Whipping Cream Pound Cake - cooking recipe

Ingredients
    1 cup butter, softened
    3 cups sugar
    6 large eggs
    1 cup heavy whipping cream
    1/4 teaspoon cream of tartar
    2 teaspoons vanilla extract
    3 cups cake flour
    Glaze
    1 1/2 cups powdered sugar
    2 tablespoons water
    1/2 teaspoon vanilla
    1/2 cup almond brickle chips
Preparation
    Preheat oven to 350 degrees.
    Grease a bundt pan, set aside.
    Beat butter at medium speed with an electric mixer until creamy.
    Gradually add sugar, beating well.
    Add eggs, one at a time, beating well after each addition.
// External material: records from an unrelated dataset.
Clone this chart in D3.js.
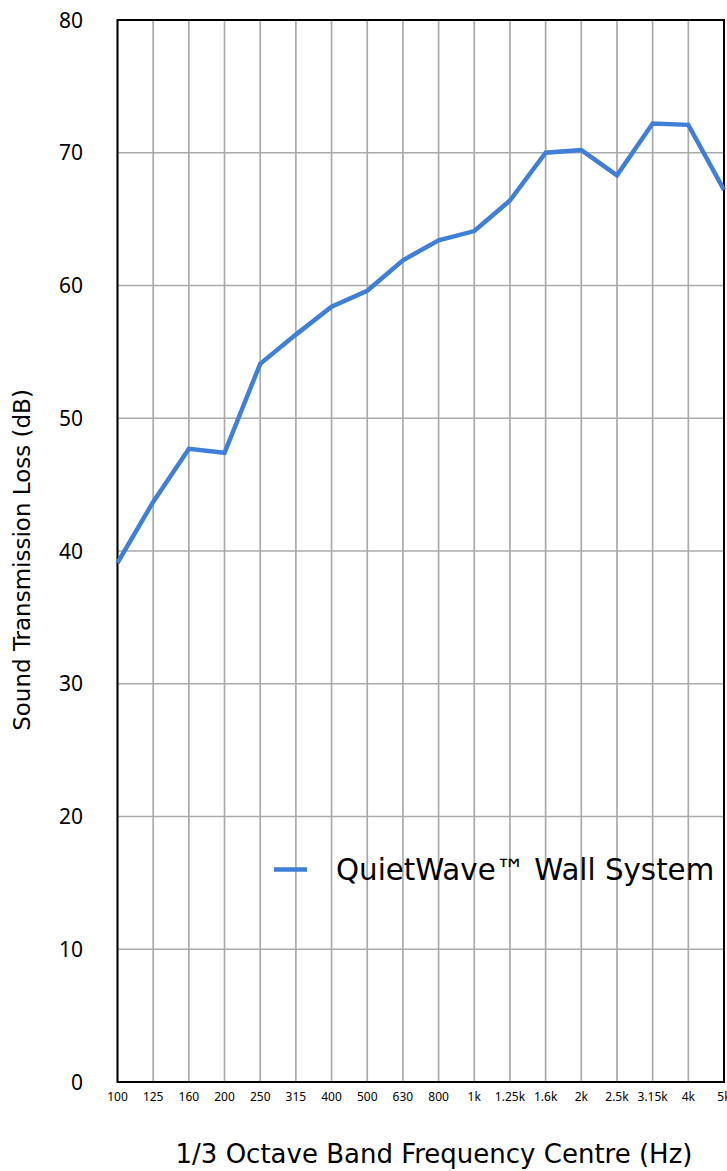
<!DOCTYPE html>
<html>
<head>
<meta charset="utf-8">
<script src="https://cdn.jsdelivr.net/npm/d3@7"></script>
<style>
  body { margin: 0; background: #fff; }
  svg { display: block; font-family: "Noto Sans", sans-serif; }
  .title { font-family: "DejaVu Sans", sans-serif; }
</style>
</head>
<body>
<svg id="chart" width="727" height="1171"></svg>
<script>
const bands = ["100", "125", "160", "200", "250", "315", "400", "500", "630", "800",
	"1k", "1.25k", "1.6k", "2k", "2.5k", "3.15k", "4k", "5k"];
const stlValues = [39.1, 43.7, 47.7, 47.4, 54.1, 56.3, 58.4, 59.6, 61.9, 63.4,
	64.1, 66.4, 70.0, 70.2, 68.3, 72.2, 72.1, 67.2];
const yTicks = [0, 10, 20, 30, 40, 50, 60, 70, 80];
const seriesName = "QuietWave\u2122 Wall System";

const margin = {top: 20, left: 117.5, right: 3, bottom: 89};
const width = 727, height = 1171;

const svg = d3.select("#chart");

const x = d3.scalePoint()
	.domain(bands)
	.range([margin.left, width - margin.right]);

const y = d3.scaleLinear()
	.domain([0, 80])
	.range([height - margin.bottom, margin.top]);

// grid
const grid = svg.append("g").attr("class", "grid");
grid.selectAll(".vgrid")
	.data(bands)
	.enter()
	.append("line")
		.attr("x1", d => x(d))
		.attr("x2", d => x(d))
		.attr("y1", y(0))
		.attr("y2", y(80))
		.style("stroke", "#aaa")
		.style("stroke-width", 1.7);

grid.selectAll(".hgrid")
	.data(yTicks)
	.enter()
	.append("line")
		.attr("x1", x.range()[0])
		.attr("x2", x.range()[1])
		.attr("y1", d => y(d))
		.attr("y2", d => y(d))
		.style("stroke", "#aaa")
		.style("stroke-width", 1.7);

// frame
svg.append("rect")
	.attr("x", x.range()[0])
	.attr("y", y(80))
	.attr("width", x.range()[1] - x.range()[0])
	.attr("height", y(0) - y(80))
	.style("fill", "none")
	.style("stroke", "#000")
	.style("stroke-width", 2);

// tick labels
svg.append("g")
	.selectAll("text")
	.data(yTicks)
	.enter()
	.append("text")
		.attr("x", 83)
		.attr("y", d => y(d))
		.attr("dy", "0.36em")
		.attr("text-anchor", "end")
		.style("font-size", "21px")
		.text(d => d);

svg.append("g")
	.selectAll("text")
	.data(bands)
	.enter()
	.append("text")
		.attr("x", d => x(d))
		.attr("y", 1101)
		.attr("text-anchor", "middle")
		.style("font-size", "12px")
		.text(d => d);

// axis titles
svg.append("text")
	.attr("class", "title")
	.attr("transform", "translate(30," + ((y(0) + y(80)) / 2 + 9) + ") rotate(-90)")
	.attr("text-anchor", "middle")
	.style("font-size", "23px")
	.text("Sound Transmission Loss (dB)");

svg.append("text")
	.attr("class", "title")
	.attr("x", 434)
	.attr("y", 1163)
	.attr("text-anchor", "middle")
	.style("font-size", "26px")
	.text("1/3 Octave Band Frequency Centre (Hz)");

// series
const line = d3.line()
	.x((d, i) => x(bands[i]))
	.y(d => y(d));

svg.append("path")
	.datum(stlValues)
	.attr("d", line)
	.style("fill", "none")
	.style("stroke", "#3f7fda")
	.style("stroke-width", 4.5)
	.style("stroke-linejoin", "miter");

// legend
const legend = svg.append("g").attr("transform", "translate(274," + y(16) + ")");
legend.append("line")
	.attr("x1", 0)
	.attr("x2", 33)
	.attr("y1", 0)
	.attr("y2", 0)
	.style("stroke", "#3f7fda")
	.style("stroke-width", 4.5);
legend.append("text")
	.attr("class", "title")
	.attr("x", 62)
	.attr("y", 0)
	.attr("dy", "0.36em")
	.style("font-size", "29.3px")
	.text(seriesName);
</script>
</body>
</html>
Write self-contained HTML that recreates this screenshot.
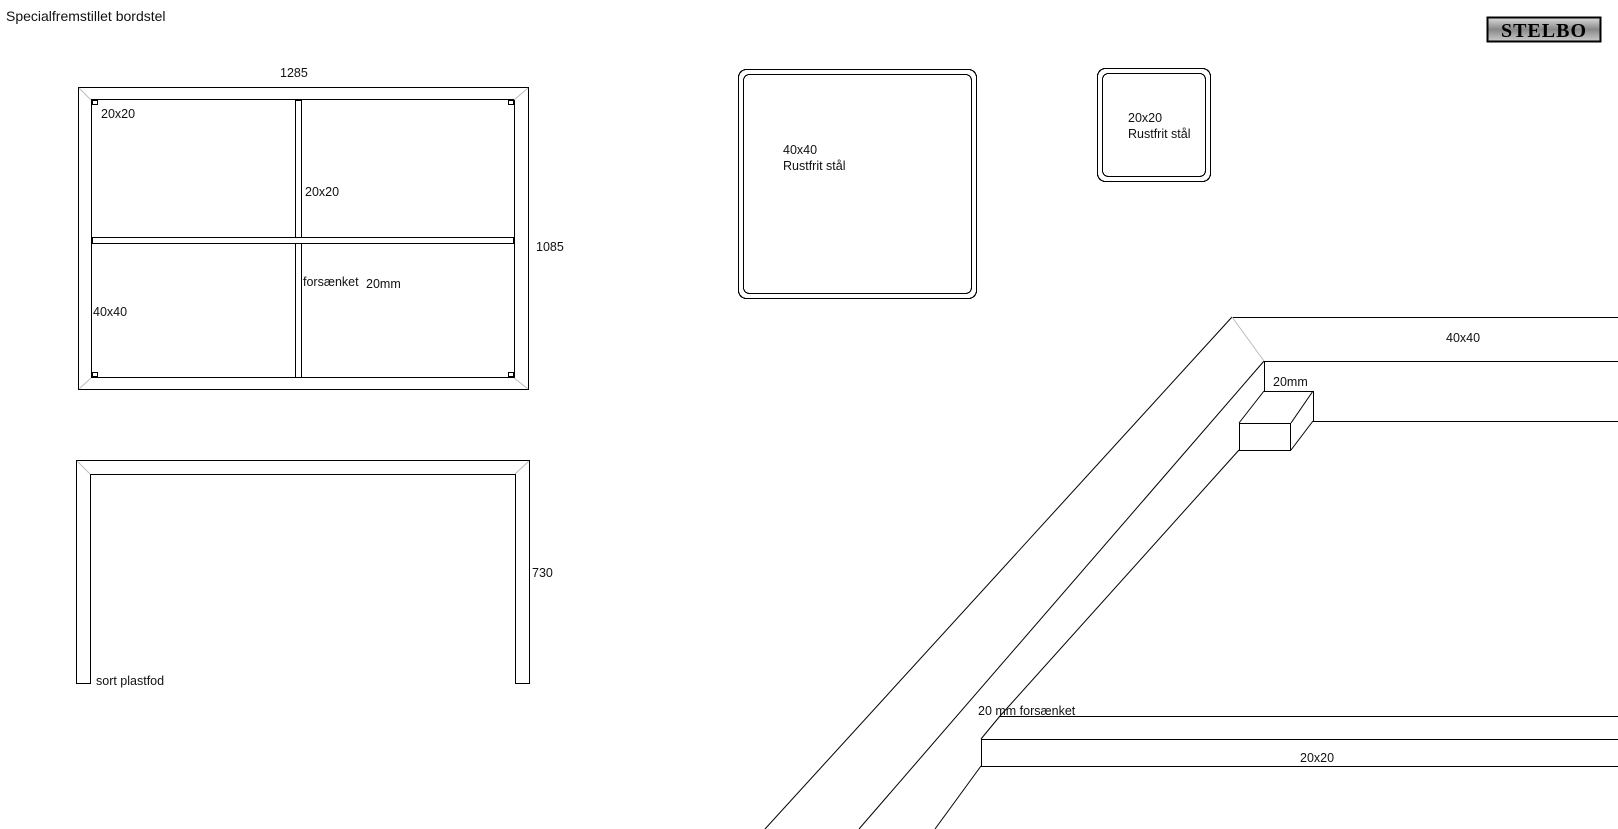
<!DOCTYPE html>
<html><head><meta charset="utf-8"><style>
html,body{margin:0;padding:0;background:#fff;}
svg{display:block;}
text{font-family:"Liberation Sans",Arial,sans-serif;font-size:12.5px;fill:#111;}
</style></head><body>
<svg width="1618" height="829" viewBox="0 0 1618 829" xmlns="http://www.w3.org/2000/svg">
<defs><linearGradient id="lg" x1="0" y1="0" x2="0" y2="1"><stop offset="0" stop-color="#ddd"/><stop offset="0.5" stop-color="#888"/><stop offset="1" stop-color="#ccc"/></linearGradient></defs>
<g stroke="#000" stroke-width="1.2" fill="none" shape-rendering="crispEdges">
<text x="6" y="21" style="font-size:14px" stroke="none">Specialfremstillet bordstel</text>
<!-- top view -->
<rect x="78.5" y="87.5" width="450" height="302"/>
<rect x="91.5" y="99.5" width="423" height="278"/>
<rect x="295.5" y="100.5" width="6" height="277"/>
<rect x="92.5" y="237.5" width="421" height="6" fill="#fff"/>
<rect x="296.5" y="238.5" width="4.5" height="4.5" fill="#fff" stroke="none"/>
<rect x="92.5" y="100.5" width="5" height="4"/>
<rect x="508.5" y="100.5" width="5" height="4"/>
<rect x="92.5" y="372.5" width="5" height="4"/>
<rect x="508.5" y="372.5" width="5" height="4"/>
<g stroke="#bbb" stroke-width="1" shape-rendering="auto"><line x1="79" y1="88" x2="91" y2="100"/><line x1="528" y1="88" x2="514" y2="100"/><line x1="79" y1="389" x2="91" y2="378"/><line x1="528" y1="389" x2="514" y2="378"/></g>
<text x="280" y="77" stroke="none">1285</text>
<text x="101" y="118" stroke="none">20x20</text>
<text x="305" y="196" stroke="none">20x20</text>
<text x="536" y="251" stroke="none">1085</text>
<text x="303" y="286" stroke="none">forsænket</text>
<text x="366" y="288" stroke="none">20mm</text>
<text x="93" y="316" stroke="none">40x40</text>
<!-- side view -->
<path d="M76.5 683.5 V460.5 H529.5 V683.5 H515.5 V474.5 H90.5 V683.5 Z"/>
<g stroke="#bbb" stroke-width="1" shape-rendering="auto"><line x1="77" y1="461" x2="90" y2="474"/><line x1="529" y1="461" x2="515" y2="474"/></g>
<text x="532" y="577" stroke="none">730</text>
<text x="96" y="685" stroke="none">sort plastfod</text>
<!-- profiles -->
<rect x="738.5" y="69.5" width="238" height="229" rx="8"/>
<rect x="743.5" y="74.5" width="228" height="219" rx="6"/>
<text x="783" y="154" stroke="none">40x40</text>
<text x="783" y="170" stroke="none">Rustfrit stål</text>
<rect x="1097.5" y="68.5" width="113" height="113" rx="8"/>
<rect x="1102.5" y="73.5" width="103" height="103" rx="6"/>
<text x="1128" y="122" stroke="none">20x20</text>
<text x="1128" y="138" stroke="none">Rustfrit stål</text>
<!-- logo -->
<rect x="1487.5" y="17.5" width="113" height="24" fill="url(#lg)" stroke="#000" stroke-width="2"/>
<text x="1544" y="37" text-anchor="middle" stroke="none" style="font-family:'Liberation Serif',serif;font-weight:bold;font-size:20px;letter-spacing:1px;fill:#000">STELBO</text>
<!-- perspective -->
<line x1="1232" y1="317.5" x2="1618" y2="317.5"/>
<line x1="1264" y1="361.5" x2="1618" y2="361.5"/>
<line x1="1264.5" y1="361" x2="1264.5" y2="391"/>
<line x1="1264" y1="391.5" x2="1313" y2="391.5"/>
<line x1="1313.5" y1="391" x2="1313.5" y2="421"/>
<line x1="1313" y1="421.5" x2="1618" y2="421.5"/>
<rect x="1239.5" y="423.5" width="51" height="27"/>
<g shape-rendering="auto" stroke-width="1">
<line x1="1232" y1="317" x2="765" y2="829"/>
<line x1="1264" y1="361" x2="859" y2="829"/>
<line x1="1264" y1="391" x2="1239" y2="423"/>
<line x1="1313" y1="391" x2="1291" y2="423"/>
<line x1="1313" y1="421" x2="1291" y2="450"/>
<line x1="1239" y1="450" x2="1000" y2="716"/>
<line x1="981" y1="766" x2="935" y2="829"/>
<line x1="1000" y1="716" x2="981" y2="739"/>
<line x1="1232" y1="317" x2="1264" y2="361" stroke="#bbb"/>
</g>
<line x1="1000" y1="716.5" x2="1618" y2="716.5"/>
<line x1="981" y1="739.5" x2="1618" y2="739.5"/>
<line x1="981" y1="766.5" x2="1618" y2="766.5"/>
<line x1="981.5" y1="739" x2="981.5" y2="766"/>
<text x="1446" y="342" stroke="none">40x40</text>
<text x="1273" y="386" stroke="none">20mm</text>
<text x="978" y="715" stroke="none">20 mm forsænket</text>
<text x="1300" y="762" stroke="none">20x20</text>
</g>
</svg>
</body></html>
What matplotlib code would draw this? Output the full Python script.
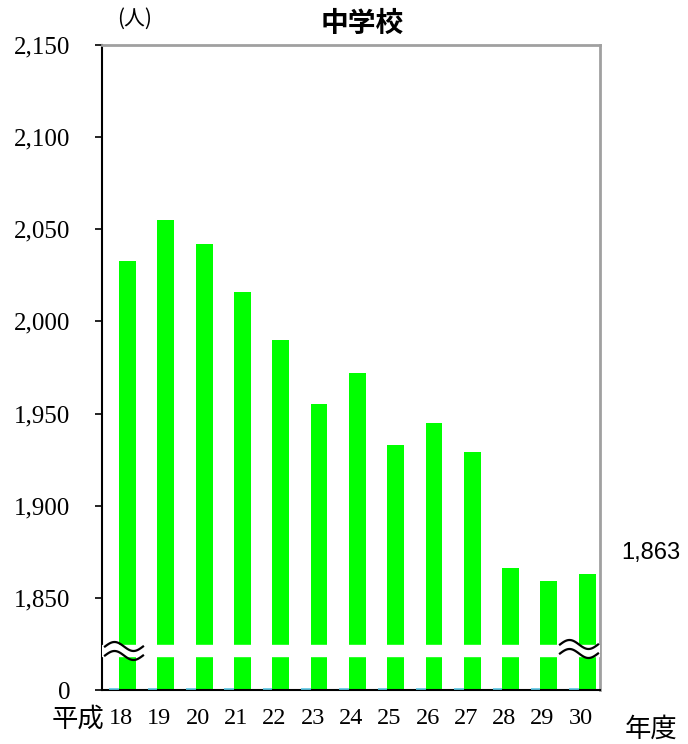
import matplotlib.pyplot as plt
import numpy as np

plt.rcParams["font.family"] = ["Noto Sans CJK JP", "DejaVu Sans"]

# data
years = ["18", "19", "20", "21", "22", "23", "24", "25", "26", "27", "28", "29", "30"]
students = [2033, 2055, 2042, 2016, 1990, 1955, 1972, 1933, 1945, 1929, 1866, 1859, 1863]
y_ticks = [1800, 1850, 1900, 1950, 2000, 2050, 2100, 2150]
y_tick_labels = ["0", "1,850", "1,900", "1,950", "2,000", "2,050", "2,100", "2,150"]
last_label = "1,863"

BASE = 1800
GAP = (1818.5, 1824.5)
GREEN = "#00ff00"
SERIF = ["Liberation Serif", "DejaVu Serif"]
W, H = 688, 744

fig = plt.figure(figsize=(W / 100, H / 100), dpi=100)
ax = fig.add_axes([102 / W, 1 - 690 / H, 498 / W, 645 / H])

x = np.arange(len(years))
ax.bar(x + 0.165, [v - BASE for v in students], bottom=BASE, width=0.44, color=GREEN, zorder=2)
# empty second series, shows only as a thin cyan edge on the baseline
ax.bar(x - 0.18, [0] * len(years), bottom=BASE + 0.6, width=0.25, color="none",
       edgecolor="#5bc8e6", linewidth=1.2, zorder=2.6, clip_on=False)
# break band
ax.axhspan(GAP[0], GAP[1], color="white", zorder=3)

ax.set_xlim(-0.5, len(years) - 0.5)
ax.set_ylim(BASE, 2150)
ax.set_yticks(y_ticks, y_tick_labels, family=SERIF, fontsize=18)
ax.set_xticks(x, years, family=SERIF, fontsize=17.5)
ax.tick_params(axis="y", direction="out", length=5, width=1.2, pad=18)
ax.tick_params(axis="x", length=0, pad=13)

for side in ["top", "right"]:
    ax.spines[side].set_color("#a0a0a0")
    ax.spines[side].set_linewidth(2)
for side in ["left", "bottom"]:
    ax.spines[side].set_color("black")
    ax.spines[side].set_linewidth(1.5)


def px(xp, yp):
    return xp / W, 1 - yp / H


# break marks
for x0, x1, yc in [(105, 143, 651), (560, 598, 649)]:
    t = np.linspace(0, 1, 60)
    xs = x0 + (x1 - x0) * t
    for off in (-4.5, 4.5):
        ys = yc + off - 4.5 * np.sin(2 * np.pi * t)
        fx, fy = px(xs, ys)
        fig.add_artist(plt.Line2D(fx, fy, color="black", linewidth=1.6, zorder=5))

fig.text(*px(362, 24), "中学校", ha="center", va="center", fontsize=20, fontweight="bold")
fig.text(*px(135, 19), "(人)", ha="center", va="center", fontsize=15)
fig.text(*px(651, 553), last_label, ha="center", va="center", fontsize=17,
         family=["Liberation Sans", "DejaVu Sans"])
fig.text(*px(78, 719), "平成", ha="center", va="center", fontsize=19)
fig.text(*px(651, 729), "年度", ha="center", va="center", fontsize=19)

fig.savefig("out.png", dpi=100, facecolor="white")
    Combine cream, cream or tartar and vanilla.
    Add to butter mixture alternating with flour, beating at low speed until blended.
    Pour batter into bundt pan and bake for l hour or until toothpick inserted in the center comes out clean.
    Cool in pan on a wire rack for 10-15 minutes.
    Remove from pan and transfer to a serving platter.
    Pour glaze over warm cake.
    To glaze: combine powdered sugar, water, vanilla and almond brickle chips in a bowl, stir until well blended.